[start]

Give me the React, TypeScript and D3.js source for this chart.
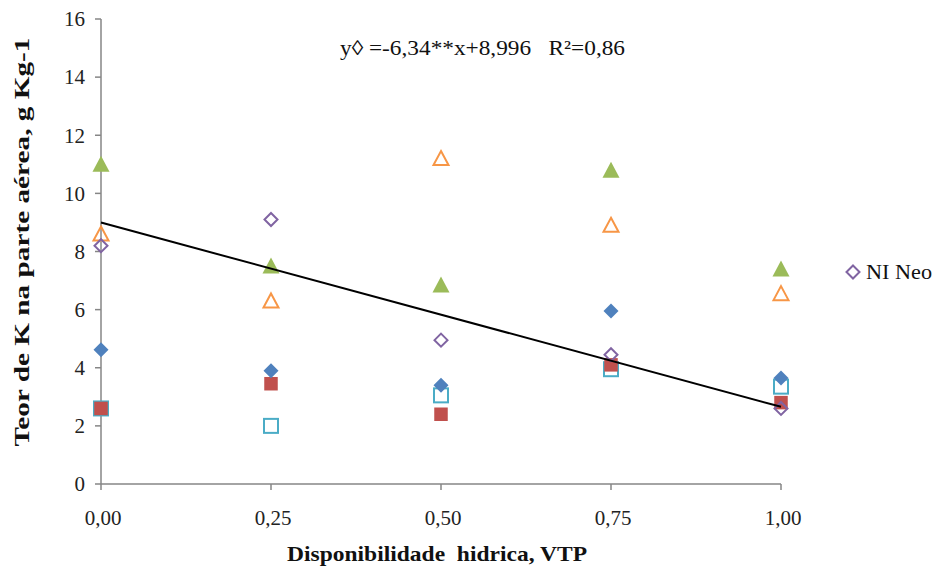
import React from "react";
import * as d3 from "d3";

const xValues = [0, 0.25, 0.5, 0.75, 1];
const blueDiamond = [4.62, 3.9, 3.4, 5.95, 3.65];
const redSquare = [2.6, 3.45, 2.4, 4.1, 2.8];
const greenTriangle = [11.0, 7.5, 6.85, 10.8, 7.4];
const purpleDiamondOpen = [8.2, 9.1, 4.95, 4.45, 2.6];
const cyanSquareOpen = [2.6, 2.0, 3.05, 3.95, 3.35];
const orangeTriangleOpen = [8.6, 6.3, 11.2, 8.9, 6.55];
const yTicks = [0, 2, 4, 6, 8, 10, 12, 14, 16];
const xTickLabels = ["0,00", "0,25", "0,50", "0,75", "1,00"];
const slope = -6.34;
const intercept = 8.996;
const equationText = "y◊ =-6,34**x+8,996   R²=0,86";
const legendLabel = "NI Neo";
const yTitle = "Teor de K na parte aérea, g Kg-1";
const xTitle = "Disponibilidade  hidrica, VTP";

const W = 936, H = 572;
const x = d3.scaleLinear().domain([0, 1]).range([101, 781]);
const y = d3.scaleLinear().domain([0, 16]).range([484, 19]);
const font = "'Liberation Serif', 'Times New Roman', serif";
const axisColor = "#868686";

type Shape = "diamond" | "square" | "triangle";
function Marker({ cx, cy, shape, color, filled }: { cx: number; cy: number; shape: Shape; color: string; filled: boolean }) {
  const sw = filled ? 0 : 2;
  if (shape === "diamond") {
    const r = filled ? 7.5 : 6.5;
    return <path d={`M${cx},${cy - r}L${cx + r},${cy}L${cx},${cy + r}L${cx - r},${cy}Z`} fill={filled ? color : "none"} stroke={color} strokeWidth={sw} />;
  }
  if (shape === "square") {
    const s = filled ? 13.5 : 14;
    return <rect x={cx - s / 2} y={cy - s / 2} width={s} height={s} fill={filled ? color : "none"} stroke={color} strokeWidth={sw} />;
  }
  const w = filled ? 17 : 15, h = filled ? 15 : 13;
  return <path d={`M${cx},${cy - h / 2 - 1}L${cx + w / 2},${cy + h / 2}L${cx - w / 2},${cy + h / 2}Z`} fill={filled ? color : "none"} stroke={color} strokeWidth={sw} />;
}

const series: { vals: number[]; shape: Shape; color: string; filled: boolean }[] = [
  { vals: blueDiamond, shape: "diamond", color: "#4F81BD", filled: true },
  { vals: redSquare, shape: "square", color: "#C0504D", filled: true },
  { vals: greenTriangle, shape: "triangle", color: "#9BBB59", filled: true },
  { vals: purpleDiamondOpen, shape: "diamond", color: "#8064A2", filled: false },
  { vals: cyanSquareOpen, shape: "square", color: "#4BACC6", filled: false },
  { vals: orangeTriangleOpen, shape: "triangle", color: "#F79646", filled: false },
];
const drawOrder = [4, 1, 0, 5, 2, 3];

export default function App() {
  return (
    <svg width={W} height={H} style={{ position: "absolute", left: 0, top: 0, background: "white" }} fontFamily={font}>
      <line x1={x(0)} x2={x(0)} y1={y(16)} y2={y(0)} stroke={axisColor} strokeWidth={1.5} />
      <line x1={x(0)} x2={x(1)} y1={y(0)} y2={y(0)} stroke={axisColor} strokeWidth={1.5} />
      {yTicks.map((t) => (
        <g key={t}>
          <line x1={x(0) - 6} x2={x(0)} y1={y(t)} y2={y(t)} stroke={axisColor} strokeWidth={1.5} />
          <text x={85} y={y(t)} dy="0.35em" textAnchor="end" fontSize={21} fill="#222">{t}</text>
        </g>
      ))}
      {xValues.map((v, i) => (
        <g key={v}>
          <line x1={x(v)} x2={x(v)} y1={y(0)} y2={y(0) + 6} stroke={axisColor} strokeWidth={1.5} />
          <text x={x(v) + 2} y={525} textAnchor="middle" fontSize={21} fill="#222">{xTickLabels[i]}</text>
        </g>
      ))}
      {drawOrder.map((si) => {
        const s = series[si];
        return (
          <g key={si}>
            {s.vals.map((v, i) => (
              <Marker key={i} cx={x(xValues[i])} cy={y(v)} shape={s.shape} color={s.color} filled={s.filled} />
            ))}
          </g>
        );
      })}
      <line x1={x(0)} y1={y(intercept)} x2={x(1)} y2={y(intercept + slope)} stroke="black" strokeWidth={2} />
      <text x={340} y={55} fontSize={21} fill="#111" style={{ whiteSpace: "pre" }} xmlSpace="preserve" textLength={285} lengthAdjust="spacingAndGlyphs">{equationText}</text>
      <Marker cx={853} cy={272} shape="diamond" color="#8064A2" filled={false} />
      <text x={866} y={279} fontSize={21} fill="#111" textLength={66} lengthAdjust="spacingAndGlyphs">{legendLabel}</text>
      <text transform={`translate(29,242) rotate(-90)`} textAnchor="middle" fontSize={20} fontWeight="bold" fill="#111" textLength={409} lengthAdjust="spacingAndGlyphs">{yTitle}</text>
      <text x={287} y={561} fontSize={21} fontWeight="bold" fill="#111" textLength={300} lengthAdjust="spacingAndGlyphs" style={{ whiteSpace: "pre" }} xmlSpace="preserve">{xTitle}</text>
    </svg>
  );
}
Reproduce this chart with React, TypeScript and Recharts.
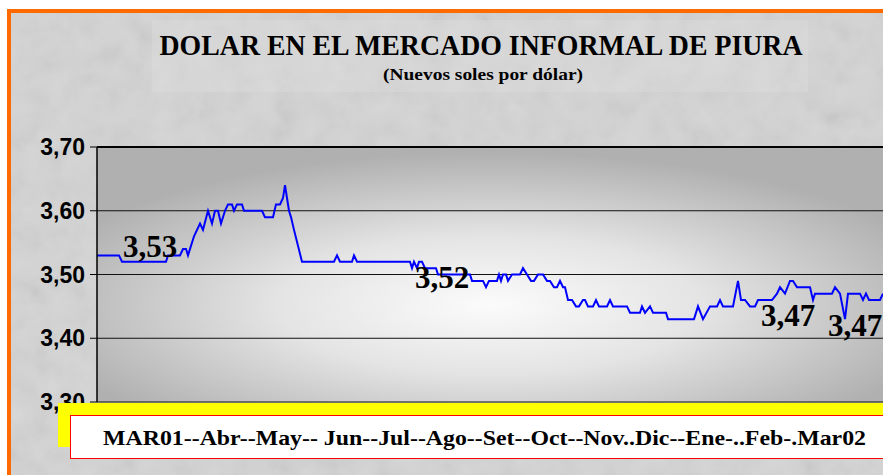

[end]

#### [Exercise directions]
Pick out the lines containing the string "this" and show them.

#### [Exercise answer]
Give me the React, TypeScript and D3.js source for this chart.
Reproduce this chart with React, TypeScript and Recharts.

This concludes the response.